The idea we came up with is to send TC messages to adjacent nodes very
often, i.e. nodes that are likely to be involved in routing loops, without
flooding the whole mesh with each sent TC message. We called it Link Quality
Fish Eye mechanism.

OLSR packets carry a Time To Live (TTL) that specifies the maximum number of
hops that the packets is allowed to travel in the mesh. The Link Quality
Fish Eye mechanism generates TC messages not only with the default TTL of
255, but with different TTLs, namely 1, 2, 3, and 255, restricting the
distribution of TC messages to nodes 1, 2, 3, and 255 hops away. A TC
message with a TTL of 1 will just travel to all one-hop neighbours, a
message with a TTL of 2 will in addition reach all two-hop neighbours, etc.
TC messages with small TTLs are sent more frequently than TC messages with
higher TTLs, such that immediate neighbours are more up to date with respect
to our links than the rest of the mesh.

The following sequence of TTL values is used by olsrd.

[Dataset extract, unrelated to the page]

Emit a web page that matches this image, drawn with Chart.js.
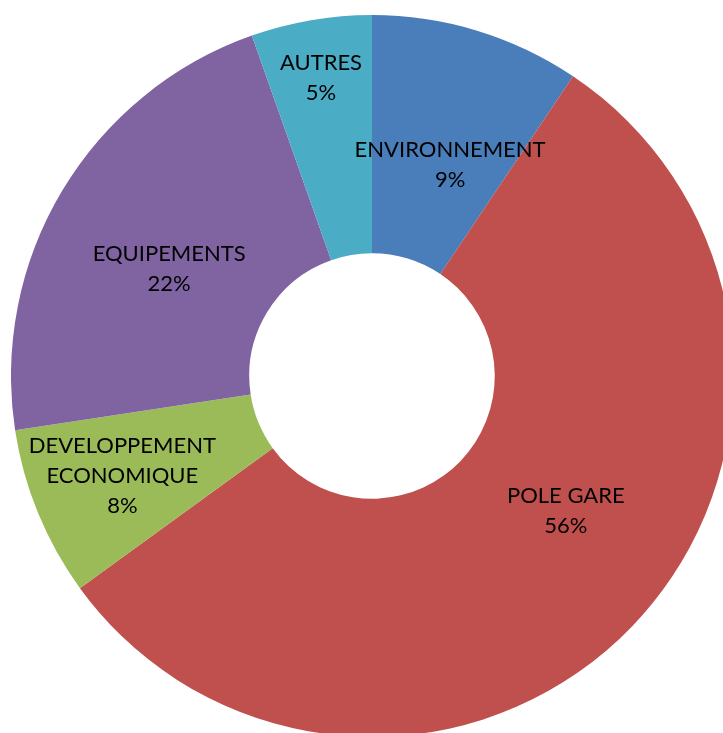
<!DOCTYPE html>
<html>
<head>
<meta charset="utf-8">
<script src="https://cdn.jsdelivr.net/npm/chart.js@4.4.1/dist/chart.umd.min.js"></script>
<style>
  html, body { margin: 0; padding: 0; background: #fff; overflow: hidden; width: 723px; height: 733px; }
  #chart { position: absolute; left: 11px; top: 15px; }
</style>
</head>
<body>
<canvas id="chart" width="722" height="722"></canvas>
<script>
// data (share of budget, %)
const categories = ['ENVIRONNEMENT', 'POLE GARE', 'DEVELOPPEMENT ECONOMIQUE', 'EQUIPEMENTS', 'AUTRES']
const shares = [9.4, 55.6, 7.6, 22.0, 5.4]
const colors = ['#4A7EBB', '#C0504D', '#9BBB59', '#8064A2', '#4BACC6']

// where each label sits inside its slice: radius fraction + angle nudge (deg)
const labelRadius = [0.623, 0.654, 0.745, 0.635, 0.837]
const labelNudge = [3.4, -9.1, 0.5, -3.2, 0]

const wrap = (ctx, text, maxW) => {
  const words = text.split(' ')
  const lines = []
  let cur = ''
  words.forEach(w => {
    const t = cur ? cur + ' ' + w : w
    if (cur && ctx.measureText(t).width > maxW) {
      lines.push(cur)
      cur = w
    } else {
      cur = t
    }
  })
  if (cur) lines.push(cur)
  return lines
}

const sliceLabels = {
  id: 'sliceLabels',
  afterDatasetsDraw(chart) {
    const ctx = chart.ctx
    const meta = chart.getDatasetMeta(0)
    const vals = chart.data.datasets[0].data
    const total = vals.reduce((a, b) => a + b, 0)
    ctx.save()
    ctx.font = '22px Lato'
    ctx.fillStyle = '#000'
    ctx.textAlign = 'center'
    ctx.textBaseline = 'middle'
    meta.data.forEach((arc, i) => {
      const p = arc.getProps(['x', 'y', 'startAngle', 'endAngle', 'outerRadius'], true)
      const mid = (p.startAngle + p.endAngle) / 2 + labelNudge[i] * Math.PI / 180
      const r = p.outerRadius * labelRadius[i]
      const cx = p.x + Math.cos(mid) * r
      const cy = p.y + Math.sin(mid) * r
      const lines = wrap(ctx, chart.data.labels[i], 200)
      lines.push(Math.round(vals[i] / total * 100) + '%')
      const lh = 30
      const y0 = cy - (lines.length - 1) * lh / 2
      lines.forEach((l, k) => ctx.fillText(l, cx, y0 + k * lh))
    })
    ctx.restore()
  }
}

new Chart(document.getElementById('chart'), {
  type: 'doughnut',
  data: {
    labels: categories,
    datasets: [{
      data: shares,
      backgroundColor: colors,
      borderWidth: 0
    }]
  },
  options: {
    responsive: false,
    animation: false,
    cutout: '34%',
    layout: { padding: 0 },
    plugins: {
      legend: { display: false },
      tooltip: { enabled: false }
    }
  },
  plugins: [sliceLabels]
})
</script>
</body>
</html>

        255 3 2 1 2 1 1 3 2 1 2 1 1

Hence, a TC interval of 0.5 seconds leads to the following TC
broadcast scheme.

  * Out of 13 TC messages, all 13 are seen by one-hop neighbours (TTL
    1, 2, 3, or 255), i.e. a one-hop neighbour sees a TC message every
    0.5 seconds.

  * Two-hop neighbours (TTL 2, 3, or 255) see 7 out of 13 TC messages,
    i.e. about one message per 0.9 seconds.

  * Three-hop neighbours (TTL 3 or 255) see 3 out of 13 TC messages,
    i.e. about one message per 2.2 seconds.

  * All other nodes in the mesh (TTL 255) see 1 out of 13 TC messages,
    i.e. one message per 6.5 seconds.

The sequence of TTL values is hardcoded in lq_packet.c and can be altered
easily for further experiments.

The implementation of Link Quality Fish Eye mechanism took Thomas only a few
minutes - and it was the second major improvement. Thomas also introduced a
new switch, called LinkQualityDjikstraLimit. The slow CPUs of embedded
routers have serious problems to recalculate the routing tables in a Mesh
with more than 100 nodes. Every incoming TC-Message would trigger another
recalculation of the Djikstra-Table - this would be far too often.
LinkQualityDjikstraLimit allows to set an interval for recalculating the
Djikstra-Table.

* Deployment of olsr-0.4.10 

                Results:
                Now it is really working and usable :)
                
                It's still not absolutely loop-free
                
                Multihop-Links with 10 Hops work and are stable as long 
                as the wireless links work.
                
                LinkQualityDjikstraLimit allows to run olsr even on a 
                realtively slow CPU in a big Mesh-Cloud -
                but the routing-table becomes very very static
                
                Gateway-Switching is still a constant annoyance if a mesh 
                has more than one Internet-Gateway

                Conclusions:
                Apart from the problems with Gateway-Switching it is now a 
                well behaving routing protocol


But still... Thomas and I agreed that we could cope with the increasing size
of the Freifunk-Networks only by making the protocol more and more static.
Link State Routing has significant design flaws. Why does every node
calculate a whole routing table from every node to every node - if all it
can do is decide which direct neighbor it sends the packet to? Synchronized
Link State Information is impossible to achieve in a wireless network. Why
let every CPU calculate unneccessary information? Link State Routing thinks
too much and is far too complex for is own good. Why do all this?


We decided to come up with something better. Thomas had the idea for a name:
B.A.T.M.A.N - Better Approach To Mobile Ad-Hoc Networking.